___ SUPPLIED RECORDS

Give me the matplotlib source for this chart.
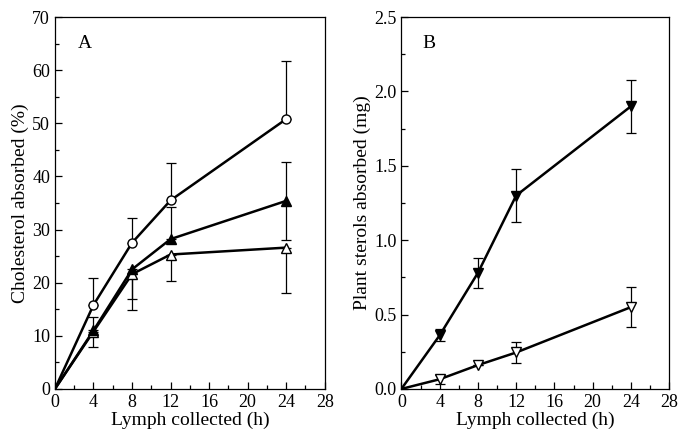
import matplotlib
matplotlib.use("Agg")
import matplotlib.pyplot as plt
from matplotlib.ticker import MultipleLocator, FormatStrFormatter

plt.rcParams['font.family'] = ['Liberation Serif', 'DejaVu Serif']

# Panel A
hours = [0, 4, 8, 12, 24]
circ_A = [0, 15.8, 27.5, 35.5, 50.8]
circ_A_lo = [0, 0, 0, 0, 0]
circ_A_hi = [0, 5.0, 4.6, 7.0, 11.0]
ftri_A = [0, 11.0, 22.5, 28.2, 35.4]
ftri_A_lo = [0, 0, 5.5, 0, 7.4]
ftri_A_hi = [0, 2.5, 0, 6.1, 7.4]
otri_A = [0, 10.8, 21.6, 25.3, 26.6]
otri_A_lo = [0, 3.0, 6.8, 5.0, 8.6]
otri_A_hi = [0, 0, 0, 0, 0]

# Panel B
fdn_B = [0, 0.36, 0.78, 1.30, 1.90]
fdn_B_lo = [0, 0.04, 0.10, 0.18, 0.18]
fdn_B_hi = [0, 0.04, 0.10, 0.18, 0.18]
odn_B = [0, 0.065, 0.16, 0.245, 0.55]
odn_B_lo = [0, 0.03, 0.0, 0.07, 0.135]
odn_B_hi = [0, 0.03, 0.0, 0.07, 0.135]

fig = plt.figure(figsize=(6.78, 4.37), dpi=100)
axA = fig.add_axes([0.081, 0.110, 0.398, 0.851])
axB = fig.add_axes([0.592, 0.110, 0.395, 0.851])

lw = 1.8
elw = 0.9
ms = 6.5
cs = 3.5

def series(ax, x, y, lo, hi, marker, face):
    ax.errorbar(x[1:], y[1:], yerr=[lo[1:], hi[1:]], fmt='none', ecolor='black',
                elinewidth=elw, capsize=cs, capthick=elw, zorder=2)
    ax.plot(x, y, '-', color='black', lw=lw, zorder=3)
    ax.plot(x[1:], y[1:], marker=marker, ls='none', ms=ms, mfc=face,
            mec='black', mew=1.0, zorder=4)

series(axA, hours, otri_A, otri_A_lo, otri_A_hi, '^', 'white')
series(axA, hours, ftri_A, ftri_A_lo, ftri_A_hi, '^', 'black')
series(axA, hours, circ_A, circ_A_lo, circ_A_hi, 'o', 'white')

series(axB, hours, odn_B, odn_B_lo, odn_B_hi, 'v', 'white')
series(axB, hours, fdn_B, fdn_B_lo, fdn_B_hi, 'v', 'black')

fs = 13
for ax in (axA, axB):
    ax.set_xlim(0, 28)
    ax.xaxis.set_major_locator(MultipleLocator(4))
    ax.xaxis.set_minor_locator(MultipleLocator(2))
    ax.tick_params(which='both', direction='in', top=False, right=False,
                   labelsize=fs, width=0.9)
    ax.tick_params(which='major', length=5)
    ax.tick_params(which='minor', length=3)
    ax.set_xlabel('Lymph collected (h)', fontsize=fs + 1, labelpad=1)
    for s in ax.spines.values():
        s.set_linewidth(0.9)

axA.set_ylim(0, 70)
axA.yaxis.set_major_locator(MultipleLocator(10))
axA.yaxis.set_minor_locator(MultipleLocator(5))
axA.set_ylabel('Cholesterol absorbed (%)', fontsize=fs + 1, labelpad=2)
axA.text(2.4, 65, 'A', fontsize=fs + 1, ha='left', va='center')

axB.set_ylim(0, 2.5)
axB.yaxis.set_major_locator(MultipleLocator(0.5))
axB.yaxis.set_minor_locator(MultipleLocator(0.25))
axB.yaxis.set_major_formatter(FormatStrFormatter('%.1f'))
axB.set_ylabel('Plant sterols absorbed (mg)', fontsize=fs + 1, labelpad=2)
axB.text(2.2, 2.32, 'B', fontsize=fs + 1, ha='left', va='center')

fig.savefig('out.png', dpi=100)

______
___ SUPPLIED RECORDS

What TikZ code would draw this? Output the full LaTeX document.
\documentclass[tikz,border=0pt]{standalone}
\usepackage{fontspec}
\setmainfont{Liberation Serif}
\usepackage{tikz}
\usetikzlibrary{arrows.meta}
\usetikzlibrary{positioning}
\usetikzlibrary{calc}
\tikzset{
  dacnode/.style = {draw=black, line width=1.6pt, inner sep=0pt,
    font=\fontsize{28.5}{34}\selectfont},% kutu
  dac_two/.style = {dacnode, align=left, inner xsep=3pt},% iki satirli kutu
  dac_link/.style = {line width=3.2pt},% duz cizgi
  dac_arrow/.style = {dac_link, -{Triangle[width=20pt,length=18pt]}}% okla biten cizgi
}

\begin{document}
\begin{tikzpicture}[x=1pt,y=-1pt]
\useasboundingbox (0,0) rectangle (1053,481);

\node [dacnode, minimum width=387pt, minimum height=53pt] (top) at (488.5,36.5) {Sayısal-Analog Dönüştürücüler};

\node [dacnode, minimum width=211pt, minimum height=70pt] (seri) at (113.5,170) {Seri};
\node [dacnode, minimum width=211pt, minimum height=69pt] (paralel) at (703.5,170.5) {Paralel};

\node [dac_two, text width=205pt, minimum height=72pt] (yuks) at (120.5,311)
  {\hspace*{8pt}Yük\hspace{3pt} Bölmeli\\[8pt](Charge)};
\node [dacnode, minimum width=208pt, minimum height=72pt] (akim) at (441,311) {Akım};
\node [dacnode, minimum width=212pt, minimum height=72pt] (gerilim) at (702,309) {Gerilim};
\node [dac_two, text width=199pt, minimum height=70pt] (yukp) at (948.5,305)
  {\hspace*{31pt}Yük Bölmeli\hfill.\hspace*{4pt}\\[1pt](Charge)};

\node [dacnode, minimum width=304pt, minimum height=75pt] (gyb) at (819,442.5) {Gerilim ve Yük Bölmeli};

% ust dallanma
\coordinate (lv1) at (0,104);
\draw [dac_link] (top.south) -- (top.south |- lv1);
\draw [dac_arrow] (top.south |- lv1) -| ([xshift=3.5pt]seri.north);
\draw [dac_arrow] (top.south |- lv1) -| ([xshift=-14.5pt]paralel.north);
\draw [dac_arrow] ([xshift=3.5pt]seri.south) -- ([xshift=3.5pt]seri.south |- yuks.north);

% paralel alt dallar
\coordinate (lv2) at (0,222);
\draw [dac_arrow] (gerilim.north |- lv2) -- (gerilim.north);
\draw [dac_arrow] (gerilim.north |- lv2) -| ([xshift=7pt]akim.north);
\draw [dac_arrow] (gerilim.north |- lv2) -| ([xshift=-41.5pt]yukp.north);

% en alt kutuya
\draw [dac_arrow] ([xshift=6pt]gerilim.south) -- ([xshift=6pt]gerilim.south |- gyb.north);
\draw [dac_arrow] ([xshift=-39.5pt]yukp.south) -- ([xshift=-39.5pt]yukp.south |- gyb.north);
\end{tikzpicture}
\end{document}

______

■ AIM ■
Leave out the pictures and transcribe exactly the lines from the one containing "Give me the matplotlib source for this chart." through the one containing "plt.rcParams['font.family'] = ['Liberation".

■ IN RESPONSE ■
Give me the matplotlib source for this chart.
import matplotlib
matplotlib.use("Agg")
import matplotlib.pyplot as plt
from matplotlib.ticker import MultipleLocator, FormatStrFormatter

plt.rcParams['font.family'] = ['Liberation Serif', 'DejaVu Serif']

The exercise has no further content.